Walk of Fame fix won’t be easy stroll
It took a year’s study and installation of a “test strip” on Hollywood’s busiest corner to figure out how best to stabilize the buckling bronze stars and pink-and-black terrazzo that line Hollywood’s aging Walk of Fame.
Now, officials of the Metropolitan Transportation Authority are trying to determine just how to pay for the estimated $4.1-million repair job.
MTA officials said Wednesday that their agency will take the lead in lining up funding from Los Angeles, the Hollywood Chamber of Commerce, the Hollywood Historic Trust as well as other entities -- including itself.
The transit agency will set up a Walk of Fame Restoration Committee, which will be asked to also seek financing from corporations, local businesses and individual contributors, according to a report delivered to members of an MTA planning committee.
The report noted that “the current condition of the sidewalks has become unsightly and potentially dangerous to the many thousands of pedestrians who frequent the area.”
The Walk of Fame section on the north side of Hollywood Boulevard between Highland Avenue and Orange Drive was listed as a top priority for repairs. That sidewalk, in front of a Metro Red Line terminal entrance and the Kodak Theatre and Grauman’s Chinese Theatre, is heavily used by subway riders and tourists.
The corner of Hollywood and Highland is where sidewalk buckling forced officials to rip out a 60-foot stretch of terrazzo walkway on the eve of the 2007 Academy Awards for their $80,000 test strip. In all, 132 terrazzo squares -- 16 containing bronze stars honoring celebrities -- were dug out.
The old 3-inch-thick sidewalk was replaced with a concrete base up to 8 inches thick.
At the same time, the nonprofit Hollywood Trust upped the price of new stars by more than 40% -- to $25,000 per celebrity -- to pay for future Walk of Fame maintenance.
To many, including the late honorary mayor of Hollywood, Johnny Grant, it was clear at the time what was causing the buckling: the Metro Red Line subway.
“The MTA has been stalling me for years,” said Grant, who died earlier this year. “We think there’s earth movement with the subway under there.”
Hollywood activists have suggested that a subterranean stream running through the area may have caused “voids” in grouting when the MTA was building the subway beneath the boulevard.
A 1994 Times investigation revealed that grouting was not included along the subway’s boulevard stretch, as a money-saving construction measure. Later, when the boulevard sank 9 inches, grout was ordered pumped in. But equipment failure interfered with that project, the investigation discovered.
The MTA has long blamed solar energy for the Walk of Fame damage.

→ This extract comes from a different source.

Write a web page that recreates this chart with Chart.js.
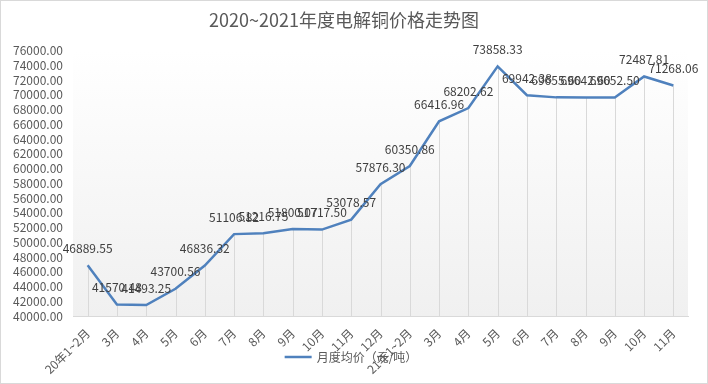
<!DOCTYPE html>
<html>
<head>
<meta charset="utf-8">
<script src="https://cdn.jsdelivr.net/npm/chart.js@4/dist/chart.umd.min.js"></script>
<style>
    html, body { margin: 0; padding: 0; background: #ffffff; }
    #wrap { width: 708px; height: 384px; }
</style>
</head>
<body>
<div id="wrap"><canvas id="priceChart" width="708" height="384"></canvas></div>
<script>
// Chart data
const months = [
    '20年1~2月', '3月', '4月', '5月', '6月', '7月', '8月', '9月', '10月', '11月', '12月',
    '21年1~2月', '3月', '4月', '5月', '6月', '7月', '8月', '9月', '10月', '11月'
];
const avgPrice = [
    46889.55, 41570.48, 41493.25, 43700.56, 46836.32, 51106.82, 51216.75, 51800.07, 51717.50, 53078.57, 57876.30,
    60350.86, 66416.96, 68202.62, 73858.33, 69942.38, 69655.60, 69642.60, 69652.50, 72487.81, 71268.06
];
const seriesName = '月度均价（元/吨）';
const chartTitle = '2020~2021年度电解铜价格走势图';
const yMin = 40000;
const yMax = 76000;
const yStep = 2000;

const fontFamily = '"Noto Sans CJK SC", "Noto Sans", sans-serif';
const lineColor = '#4f81bd';

// Plot area background + outer border
const backgroundPlugin = {
    id: 'plotBackground',
    beforeDraw(chart) {
        const ctx = chart.ctx;
        const area = chart.chartArea;
        ctx.save();
        ctx.fillStyle = '#ffffff';
        ctx.fillRect(0, 0, chart.width, chart.height);
        const grad = ctx.createLinearGradient(0, area.top, 0, area.bottom);
        grad.addColorStop(0, '#ffffff');
        grad.addColorStop(1, '#f0f0f0');
        ctx.fillStyle = grad;
        ctx.fillRect(area.left, area.top, area.right - area.left, area.bottom - area.top);
        ctx.strokeStyle = '#d9d9d9';
        ctx.lineWidth = 1;
        ctx.strokeRect(0.5, 0.5, chart.width - 1, chart.height - 1);
        ctx.restore();
    }
};

// Drop lines from each point down to the category axis
const dropLinePlugin = {
    id: 'dropLines',
    beforeDatasetsDraw(chart) {
        const ctx = chart.ctx;
        const meta = chart.getDatasetMeta(0);
        const bottom = chart.chartArea.bottom;
        ctx.save();
        ctx.strokeStyle = '#d9d9d9';
        ctx.lineWidth = 1;
        meta.data.forEach(pt => {
            const x = Math.round(pt.x) + 0.5;
            ctx.beginPath();
            ctx.moveTo(x, pt.y);
            ctx.lineTo(x, bottom);
            ctx.stroke();
        });
        ctx.restore();
    }
};

// Value labels above points
const valueLabelPlugin = {
    id: 'valueLabels',
    afterDatasetsDraw(chart) {
        const ctx = chart.ctx;
        const meta = chart.getDatasetMeta(0);
        const values = chart.data.datasets[0].data;
        ctx.save();
        ctx.font = '12px ' + fontFamily;
        ctx.fillStyle = '#404040';
        ctx.textAlign = 'center';
        ctx.textBaseline = 'middle';
        meta.data.forEach((pt, i) => {
            ctx.fillText(values[i].toFixed(2), pt.x, pt.y - 17);
        });
        ctx.restore();
    }
};

// Legend drawn over the bottom strip (overlaps the rotated labels like the original)
const bottomLegendPlugin = {
    id: 'bottomLegend',
    afterDraw(chart) {
        const ctx = chart.ctx;
        const ds = chart.data.datasets[0];
        const y = 357;
        const sample = 27;
        const gap = 5;
        ctx.save();
        ctx.font = '12px ' + fontFamily;
        const textW = ctx.measureText(ds.label).width;
        const startX = chart.width / 2 - (sample + gap + textW) / 2 - 3;
        ctx.strokeStyle = ds.borderColor;
        ctx.lineWidth = ds.borderWidth;
        ctx.beginPath();
        ctx.moveTo(startX, y);
        ctx.lineTo(startX + sample, y);
        ctx.stroke();
        ctx.fillStyle = '#595959';
        ctx.textAlign = 'left';
        ctx.textBaseline = 'middle';
        ctx.fillText(ds.label, startX + sample + gap, y);
        ctx.restore();
    }
};

const ctx = document.getElementById('priceChart').getContext('2d');
new Chart(ctx, {
    type: 'line',
    data: {
        labels: months,
        datasets: [{
            label: seriesName,
            data: avgPrice,
            borderColor: lineColor,
            backgroundColor: lineColor,
            borderWidth: 2.5,
            pointRadius: 0,
            pointHoverRadius: 0,
            tension: 0,
            fill: false
        }]
    },
    options: {
        responsive: false,
        animation: false,
        devicePixelRatio: 1,
        layout: {
            padding: { left: 0, right: 20, top: 0, bottom: 0 }
        },
        plugins: {
            title: {
                display: true,
                text: chartTitle,
                color: '#595959',
                font: { family: fontFamily, size: 18, weight: 'normal' },
                padding: { top: 9, bottom: 20 }
            },
            legend: { display: false },
            tooltip: { enabled: false }
        },
        scales: {
            x: {
                offset: true,
                grid: { display: false, drawTicks: false },
                border: { display: true, color: '#d9d9d9', width: 1 },
                ticks: {
                    color: '#595959',
                    font: { family: fontFamily, size: 12 },
                    minRotation: 45,
                    maxRotation: 45,
                    autoSkip: false,
                    padding: 10
                },
                afterFit(scale) {
                    scale.height = 68;
                }
            },
            y: {
                min: yMin,
                max: yMax,
                grid: { display: false, drawTicks: false },
                border: { display: false },
                ticks: {
                    stepSize: yStep,
                    autoSkip: false,
                    color: '#595959',
                    font: { family: fontFamily, size: 12 },
                    padding: 10,
                    callback: v => Number(v).toFixed(2)
                },
                afterFit(scale) {
                    scale.width = 73;
                }
            }
        }
    },
    plugins: [backgroundPlugin, dropLinePlugin, valueLabelPlugin, bottomLegendPlugin]
});
</script>
</body>
</html>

Wednesday’s report again cited “the inadequacy of the original Walk’s terrazzo design and its inability to resist thermal expansion caused by prolonged exposure to the sun.”
Transit officials’ role in the proposed repairs was requested in April by MTA board member Zev Yaroslavsky, who last year acknowledged, “We have a problem . . . you could break an ankle walking there.”